Margaret Mary Pearse succeeded her mother in the Dáil in the 1933 general election, the year after her mother’s death. She also took her mother’s place on the Executive of Fianna Fáil.

Passport owned by Miss Margaret Pearse, [PMSTE.2007.0004]
Courtesy Pearse Museum/OPW

Much to the surprise of family and friends (who knew her as Tiny) Bridget Redmond agreed to stand as a candidate in the general election called for 24 January 1933. She was introduced to the voters ‘as the widow of the late distinguished Captain Redmond’. There were families who would ‘only vote Redmond’ and she took the first seat in Waterford City, receiving 6,849 votes.

The Marriage Bar

In the 1930s under Fianna Fáil Governments there were a number of changes to legislation specifically or significantly affecting women. The Department of Education stipulated that all women newly employed as national school teachers from 1933 had to resign their jobs on marriage. In 1935 the Employment Act extended the marriage bar to all women Civil Servants. (It was implemented in other countries as a measure brought in because of economic depression).

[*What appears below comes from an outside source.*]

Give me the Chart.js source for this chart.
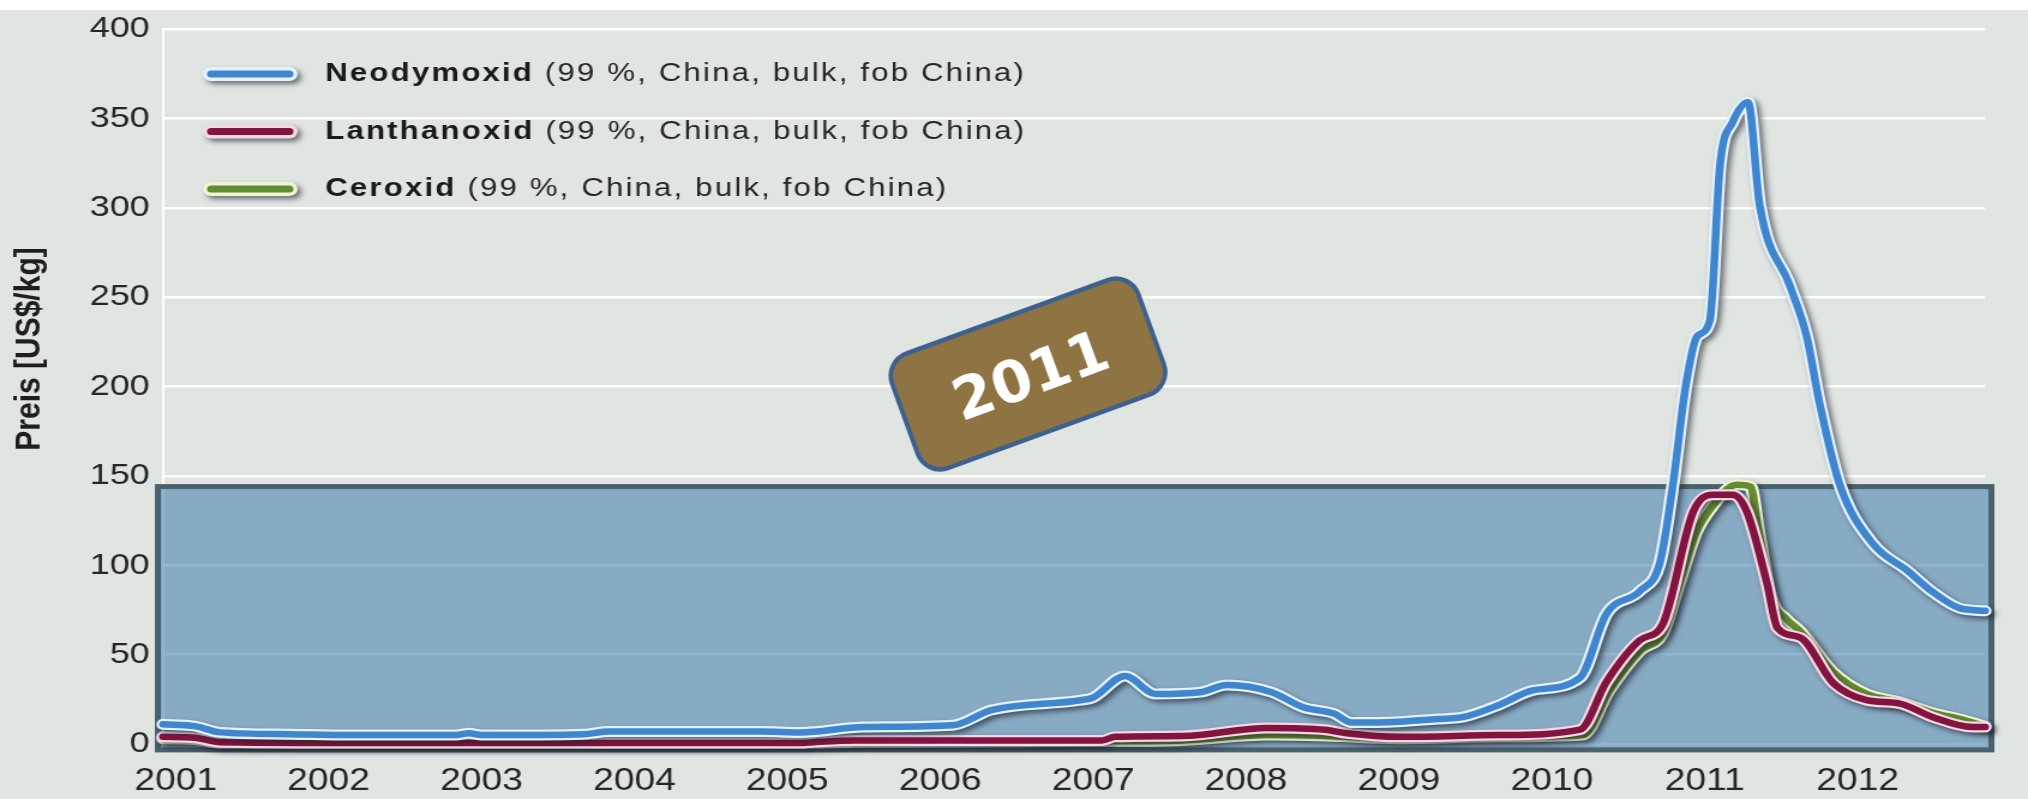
<!DOCTYPE html>
<html>
<head>
<meta charset="utf-8">
<script src="https://cdn.jsdelivr.net/npm/chart.js@4.4.1/dist/chart.umd.min.js"></script>
<style>
html,body{margin:0;padding:0;background:#e1e5e1;overflow:hidden;width:2028px;height:799px;}
#wrap{position:absolute;left:0;top:0;width:1690px;height:799px;transform:scaleX(1.2);transform-origin:0 0;}
canvas{display:block;}
</style>
</head>
<body>
<div id="wrap"><canvas id="c" width="1690" height="799"></canvas></div>
<script>
// ---------- data ----------
const years = [2001,2002,2003,2004,2005,2006,2007,2008,2009,2010,2011,2012];
const yTicks = [0,50,100,150,200,250,300,350,400];
const seriesNames = ['Neodymoxid','Lanthanoxid','Ceroxid'];
const seriesDetail = '(99 %, China, bulk, fob China)';
const axisTitle = 'Preis [US$/kg]';
const badgeText = '2011';

// months since Jan 2001, price in US$/kg
const ndMonths = [0,2.5,4.5,10,14,23,24,25,33,35,47,50,55,62,65,72,73,75.5,77.9,81.4,83.5,87,89.5,91.9,93.3,97,100,102,104.9,107.5,111.2,113.3,115.9,117.5,118.5,119.5,120.4,121.4,122.2,123.2,124.4,125.3,127.7,129,130,131.6,134.2,136.9,138.9,141,143];
const ndValues = [11,10,6.5,5.5,5,5,6,5,5.5,7,7,6.5,9.5,10.5,19,24.5,26,38,28,29,33,29,20.5,17,12,12.5,14,15,22,30,37,73,85.5,102,145,200,228,237,324,348,359,302,256,228,191,145,112,97,85,76,74.5];

const laMonths = [0,2.5,4.5,20,50,51,54.4,73.7,74.7,80,86.7,91.2,92.9,97.1,105,111.2,113.3,115.9,117.7,120.1,121.6,123.2,124.3,125.9,126.7,128.5,131.1,133.7,136.3,138.9,142,143];
const laValues = [4,3.5,1,0.5,0.5,1,2,2,4,4.5,9,8,6,4,5,8,35,58,67,130,139.5,139.5,130,89.5,65,59.5,34,24.5,22.6,15,9.5,9.5];

const ceMonths = [0,2.5,4.5,50,54.4,74,80,86.7,91.2,97,105,111.4,113.5,115.9,117.7,119,120.3,121.5,123.5,124.6,125.2,126.2,127.4,128.5,131.1,133.7,136.3,138.9,141,143];
const ceValues = [3,2.5,0.5,0.5,1,1.5,2,5,4.5,3,4,5,30,52,62,90,118,132,145,144,120,82,70,63,40,28,23.5,17.5,14,10];

// ---------- styles ----------
const STRETCH = 1.2;
const coreColors = ['#3f86cf','#82143f','#648c32'];
const haloColors = ['#e4f1ff','#f3d9e3','#eef4d6'];
const HIGHLIGHT = {x0:-0.4, x1:143.5, y0:-3.3, y1:144};

function pts(ms, vs){ return ms.map((m,i)=>({x:m, y:vs[i]})); }
const series = [pts(ndMonths, ndValues), pts(laMonths, laValues), pts(ceMonths, ceValues)];

const datasets = [];
series.forEach((d,i)=>{
  const common = {data:d, pointRadius:0, fill:false, cubicInterpolationMode:'monotone', clip:false,
                  borderCapStyle:'round', borderJoinStyle:'round'};
  datasets.push(Object.assign({label:seriesNames[i], borderColor:coreColors[i], borderWidth:6.5, halo:false}, common));
  datasets.push(Object.assign({label:'', borderColor:haloColors[i], borderWidth:11, halo:true}, common));
});

const bgPlugin = {
  id:'bg',
  beforeDraw(chart){
    const c = chart.ctx;
    c.save();
    c.fillStyle = '#e1e5e1';
    c.fillRect(0,0,chart.width,chart.height);
    c.fillStyle = '#ffffff';
    c.fillRect(0,0,chart.width,10);
    c.restore();
  },
  beforeDatasetsDraw(chart){
    const c = chart.ctx, x = chart.scales.x, y = chart.scales.y;
    const l = x.getPixelForValue(HIGHLIGHT.x0), r = x.getPixelForValue(HIGHLIGHT.x1);
    const t = y.getPixelForValue(HIGHLIGHT.y1), b = y.getPixelForValue(HIGHLIGHT.y0);
    c.save();
    c.fillStyle = 'rgba(80,135,177,0.62)';
    c.fillRect(l,t,r-l,b-t);
    c.strokeStyle = '#4a626e';
    c.lineWidth = 5;
    c.strokeRect(l,t,r-l,b-t);
    c.restore();
  },
  beforeDatasetDraw(chart,args){
    const ds = chart.data.datasets[args.index];
    if (ds.halo){
      const c = chart.ctx;
      c.save();
      c.shadowColor = 'rgba(25,30,40,0.6)';
      c.shadowBlur = 5;
      c.shadowOffsetX = 3;
      c.shadowOffsetY = 3;
    }
  },
  afterDatasetDraw(chart,args){
    const ds = chart.data.datasets[args.index];
    if (ds.halo) chart.ctx.restore();
  },
  afterDraw(chart){
    const c = chart.ctx;
    // y axis title
    c.save();
    c.translate(25,349);
    c.rotate(-Math.PI/2);
    c.font = 'bold 30px "Liberation Sans", Arial, sans-serif';
    c.fillStyle = '#1e1e1e';
    c.textAlign = 'center';
    c.textBaseline = 'middle';
    c.fillText(axisTitle,0,0);
    c.restore();

    // legend
    const LX1 = 176, LX2 = 241, TX = 271, TOP = 74, STEP = 57.5;
    seriesNames.forEach((name,i)=>{
      const yy = TOP + i*STEP;
      c.save();
      c.lineCap = 'round';
      c.shadowColor = 'rgba(25,30,40,0.6)';
      c.shadowBlur = 5; c.shadowOffsetX = 3; c.shadowOffsetY = 3;
      c.strokeStyle = haloColors[i];
      c.lineWidth = 14;
      c.beginPath(); c.moveTo(LX1,yy); c.lineTo(LX2,yy); c.stroke();
      c.restore();
      c.save();
      c.lineCap = 'round';
      c.strokeStyle = coreColors[i];
      c.lineWidth = 7;
      c.beginPath(); c.moveTo(LX1,yy); c.lineTo(LX2,yy); c.stroke();
      c.restore();

      c.save();
      c.textBaseline = 'middle';
      c.textAlign = 'left';
      c.fillStyle = '#1a1a1a';
      try { c.letterSpacing = '1.8px'; } catch(e) {}
      c.font = 'bold 26px "Liberation Sans", Arial, sans-serif';
      c.fillText(name, TX, yy);
      const w = c.measureText(name).width;
      c.font = '26px "Liberation Sans", Arial, sans-serif';
      c.fillStyle = '#262626';
      c.fillText(' ' + seriesDetail, TX + w, yy);
      c.restore();
    });

    // badge (drawn unstretched)
    c.save();
    c.scale(1/STRETCH,1);
    c.translate(1028,374);
    c.rotate(-20*Math.PI/180);
    c.beginPath();
    c.roundRect(-131,-61,262,122,24);
    c.fillStyle = '#8f7443';
    c.fill();
    c.lineWidth = 4.5;
    c.strokeStyle = '#3c6090';
    c.stroke();
    c.fillStyle = '#ffffff';
    c.font = 'bold 58px "DejaVu Sans", sans-serif';
    c.textAlign = 'center';
    c.textBaseline = 'alphabetic';
    c.fillText(badgeText, 2, 22);
    c.restore();
  }
};

new Chart(document.getElementById('c'), {
  type:'line',
  data:{datasets},
  options:{
    responsive:false,
    animation:false,
    devicePixelRatio:1,
    layout:{padding:{top:24,right:35.8,left:0,bottom:0}},
    plugins:{legend:{display:false}, tooltip:{enabled:false}},
    scales:{
      x:{
        type:'linear', min:0, max:143,
        afterBuildTicks(s){ s.ticks = years.map(y=>({value:(y-years[0])*12+1})); },
        afterFit(s){ s.height = 55; },
        grid:{display:false, drawTicks:false},
        border:{display:false},
        ticks:{autoSkip:false, maxRotation:0, padding:19, color:'#262626',
               font:{family:'"Liberation Sans", Arial, sans-serif', size:31},
               callback:(v)=>String(years[0] + Math.floor(v/12))}
      },
      y:{
        min:0, max:400,
        afterBuildTicks(s){ s.ticks = yTicks.map(v=>({value:v})); },
        afterFit(s){ s.width = 135.8; },
        grid:{color:'rgba(255,255,255,0.95)', lineWidth:2.5, drawTicks:false},
        border:{display:true, color:'#ffffff', width:2},
        ticks:{padding:11, color:'#262626',
               font:{family:'"Liberation Sans", Arial, sans-serif', size:30}}
      }
    }
  },
  plugins:[bgPlugin]
});
</script>
</body>
</html>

Terms and conditions for employment as General Features Officer in Radio Éireann
Radio Éireann Collection, RTÉ Document Archives

Criminal Law (Amendment) Act 1935

This act prohibited the supply of contraceptives. They could not be sold, advertised or imported.

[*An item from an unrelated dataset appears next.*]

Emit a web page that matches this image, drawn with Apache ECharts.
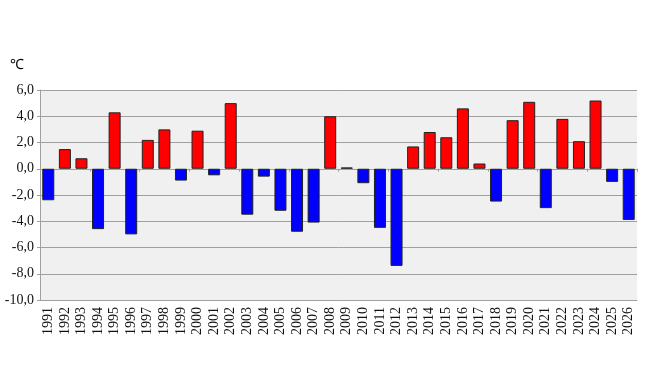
<!DOCTYPE html>
<html><head><meta charset="utf-8">
<script src="https://cdn.jsdelivr.net/npm/echarts@6/dist/echarts.min.js"></script>
<style>html,body{margin:0;padding:0;background:#fff}#c{width:649px;height:384px}</style>
</head><body><div id="c"></div>
<script>
var years = ['1991','1992','1993','1994','1995','1996','1997','1998','1999','2000','2001','2002','2003','2004','2005','2006','2007','2008','2009','2010','2011','2012','2013','2014','2015','2016','2017','2018','2019','2020','2021','2022','2023','2024','2025','2026'];
var anomalies = [-2.4,1.5,0.8,-4.6,4.3,-5.0,2.2,3.0,-0.9,2.9,-0.5,5.0,-3.5,-0.6,-3.2,-4.8,-4.1,4.0,0.1,-1.1,-4.5,-7.4,1.7,2.8,2.4,4.6,0.4,-2.5,3.7,5.1,-3.0,3.8,2.1,5.2,-1.0,-3.9];
var unitLabel = '℃';
var yMin = -10, yMax = 6, yStep = 2;

var chart = echarts.init(document.getElementById('c'), null, {renderer:'canvas'});
var font = '"Liberation Serif", "Times New Roman", serif';
chart.setOption({
  animation:false,
  backgroundColor:'#ffffff',
  graphic:[{type:'text', left:10, top:58, style:{text:unitLabel, font:'14px '+font, fill:'#000'}}],
  grid:{left:40, right:12, top:90, bottom:84, show:true, backgroundColor:'#f0f0f0', borderWidth:0},
  xAxis:[{
    type:'category', data:years, position:'bottom',
    axisLine:{onZero:false, lineStyle:{color:'#a0a0a0'}},
    axisTick:{show:false},
    axisLabel:{rotate:90, interval:0, margin:7, fontFamily:font, fontSize:14, color:'#111'}
  },{
    type:'category', data:years, position:'bottom',
    axisLine:{onZero:true, lineStyle:{color:'#a0a0a0'}},
    axisTick:{show:true, inside:false, length:3, lineStyle:{color:'#a0a0a0'}},
    axisLabel:{show:false}
  }],
  yAxis:{
    type:'value', min:yMin, max:yMax, interval:yStep,
    axisLine:{show:true, lineStyle:{color:'#a0a0a0'}},
    axisTick:{show:true, length:3, lineStyle:{color:'#a0a0a0'}},
    splitLine:{lineStyle:{color:'#a0a0a0'}},
    axisLabel:{fontFamily:font, fontSize:14, color:'#111', margin:6,
      formatter:function(v){return v.toFixed(1).replace('.',',');}}
  },
  series:[{
    type:'bar', xAxisIndex:0, data:anomalies, barWidth:12,
    itemStyle:{borderColor:'#222', borderWidth:1,
      color:function(p){return p.value>=0?'#ff0000':'#0000ff';}}
  }]
});
</script></body></html>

Conditions of Employment Act 1936

This act was introduced as a measure to improve working conditions, but it also controlled the employment of women and young people. Under Section 16 the Minister for Industry and Commerce could control and restrict the employment of women in industry. There was a directive that forbade employers to have more female than male workers unless a supporting ministerial order was made.

The 1937 Constitution

The 1937 Constitution created the positions of Taoiseach, Tánaiste and a President as the Head of State – a Republic in all but name. It re-established a Senate to be known as the Seanad. Margaret ‘Loo’ Kennedy was appointed to the Seanad by Taoiseach Éamon de Valera. Under the new structure which allowed for senators to be elected via panels, Helena Concannon, Linda Kearns McWhinney and Margaret Pearse were elected.

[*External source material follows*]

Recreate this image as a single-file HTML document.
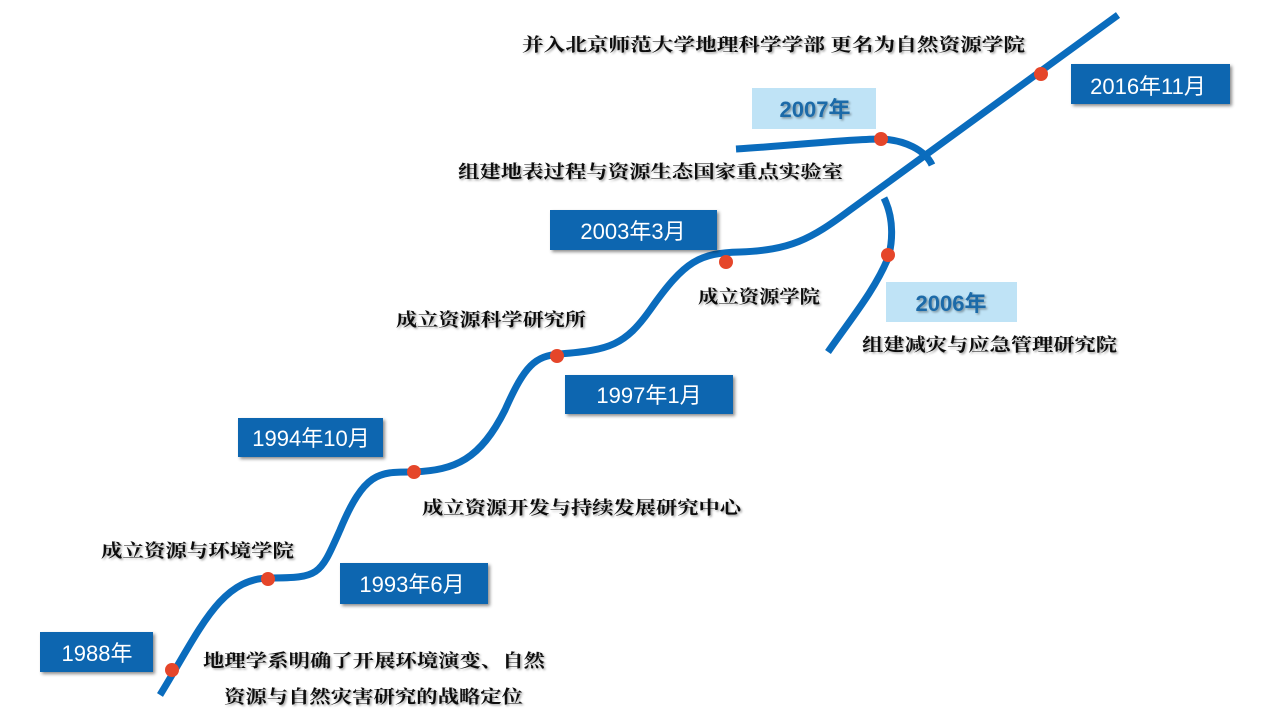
<!DOCTYPE html>
<html><head><meta charset="utf-8"><style>
html,body{margin:0;padding:0;background:#fff;}
svg{display:block}
.t{font-family:"Liberation Serif","Noto Serif CJK SC",serif;font-weight:bold;font-size:18px;fill:#111;}
.b{font-family:"Liberation Sans","Noto Sans CJK SC",sans-serif;font-size:22px;fill:#fff;}
.l{font-family:"Liberation Sans","Noto Sans CJK SC",sans-serif;font-size:22px;fill:#1a6aa8;font-weight:bold;}
</style></head><body>
<svg width="1280" height="720" viewBox="0 0 1280 720" xmlns="http://www.w3.org/2000/svg">
<defs>
<filter id="sh" x="-10%" y="-10%" width="130%" height="140%"><feDropShadow dx="2" dy="2" stdDeviation="1.5" flood-color="#000" flood-opacity="0.45"/></filter>
<filter id="ts" x="-5%" y="-20%" width="110%" height="150%"><feDropShadow dx="1.5" dy="1.5" stdDeviation="1" flood-color="#000" flood-opacity="0.35"/></filter>
</defs>
<g fill="none" stroke="#0a6cbd" stroke-width="7" stroke-linecap="butt">
<path d="M160,695 C200,630 220,578 270,578 C320,578 320,575 340,530 C365,470 380,472 414,472 C455,470 480,460 505,410 C525,365 535,356 560,354 C610,350 625,345 650,310 C685,260 700,253 740,252 C790,250 810,240 850,210 L1118,15"/>
<path d="M736,149 C800,145 850,139 881,139 C905,140 925,150 932,165"/>
<path d="M884,198 C895,220 892,245 888,258 C875,290 850,320 828,352"/>
</g>
<g fill="#e5462a">
<circle cx="172" cy="670" r="7"/><circle cx="268" cy="579" r="7"/><circle cx="414" cy="472" r="7"/>
<circle cx="557" cy="356" r="7"/><circle cx="726" cy="262" r="7"/><circle cx="881" cy="139" r="7"/>
<circle cx="888" cy="255" r="7"/><circle cx="1041" cy="74" r="7"/>
</g>
<g fill="#0866b0" filter="url(#sh)">
<rect x="40" y="632" width="113" height="40"/>
<rect x="340" y="563" width="148" height="41"/>
<rect x="238" y="418" width="145" height="39"/>
<rect x="565" y="375" width="168" height="39"/>
<rect x="550" y="210" width="167" height="40"/>
<rect x="1071" y="64" width="159" height="40"/>
</g>
<g fill="#bfe3f6">
<rect x="752" y="88" width="124" height="41"/>
<rect x="886" y="282" width="131" height="40"/>
</g>
<g class="b" text-anchor="middle">
<text x="97" y="661">1988年</text>
<text x="412" y="592">1993年6月</text>
<text x="311" y="446">1994年10月</text>
<text x="649" y="403">1997年1月</text>
<text x="633" y="239">2003年3月</text>
<text x="1148" y="94">2016年11月</text>
</g>
<g class="l" text-anchor="middle" filter="url(#ts)">
<text x="815" y="117">2007年</text>
<text x="951" y="311">2006年</text>
</g>
<g class="t" filter="url(#ts)">
<text x="522" y="51" textLength="503" lengthAdjust="spacingAndGlyphs">并入北京师范大学地理科学学部 更名为自然资源学院</text>
<text x="458" y="178" textLength="385" lengthAdjust="spacingAndGlyphs">组建地表过程与资源生态国家重点实验室</text>
<text x="396" y="326" textLength="190" lengthAdjust="spacingAndGlyphs">成立资源科学研究所</text>
<text x="698" y="303" textLength="122" lengthAdjust="spacingAndGlyphs">成立资源学院</text>
<text x="862" y="351" textLength="255" lengthAdjust="spacingAndGlyphs">组建减灾与应急管理研究院</text>
<text x="422" y="514" textLength="319" lengthAdjust="spacingAndGlyphs">成立资源开发与持续发展研究中心</text>
<text x="101" y="557" textLength="193" lengthAdjust="spacingAndGlyphs">成立资源与环境学院</text>
<text x="203" y="667" textLength="342" lengthAdjust="spacingAndGlyphs">地理学系明确了开展环境演变、自然</text>
<text x="224" y="703" textLength="299" lengthAdjust="spacingAndGlyphs">资源与自然灾害研究的战略定位</text>
</g>
</svg>
</body></html>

Kathleen Clarke made known her unhappiness with the 1937 Constitution by resigning from the Tom Clarke Cumann of Fianna Fáil. She did not resign from the Executive of the Party.  She lost her seat in the old Senate when it was abolished and did not secure a seat in the Seanad established by the new Constitution.

1939

Lord Mayor of Dublin – Kathleen Clarke

In 1939 Kathleen Clarke was elected Lord Mayor of Dublin, the first woman elected to any mayoralty in Ireland. She held the office for two terms until 1941. She did not seek re-election for health reasons. Kathleen refused to wear the Lord Mayor’s Chain, which had been presented by William III better known as King William of Orange and bearing his profile. She used the Chain of Conscience.

Lord Mayor of Dublin – Kathleen Clarke
Courtesy of Helen MacMahon

The Only Woman on the Government Benches 

Bridget Mary Rice

Fifty-three-year-old Bridget Mary Rice (née Henaghan) was elected to serve in the 10th Dáil in 1938 replacing her husband Fianna Fáil TD Eamon Rice who had died the previous November as a result of a heart attack. Representing Monaghan she was the only woman on the Government Benches in the 10th Dáil Eireann. 

Members of the Fianna Fáil Party with Bridget Mary Rice.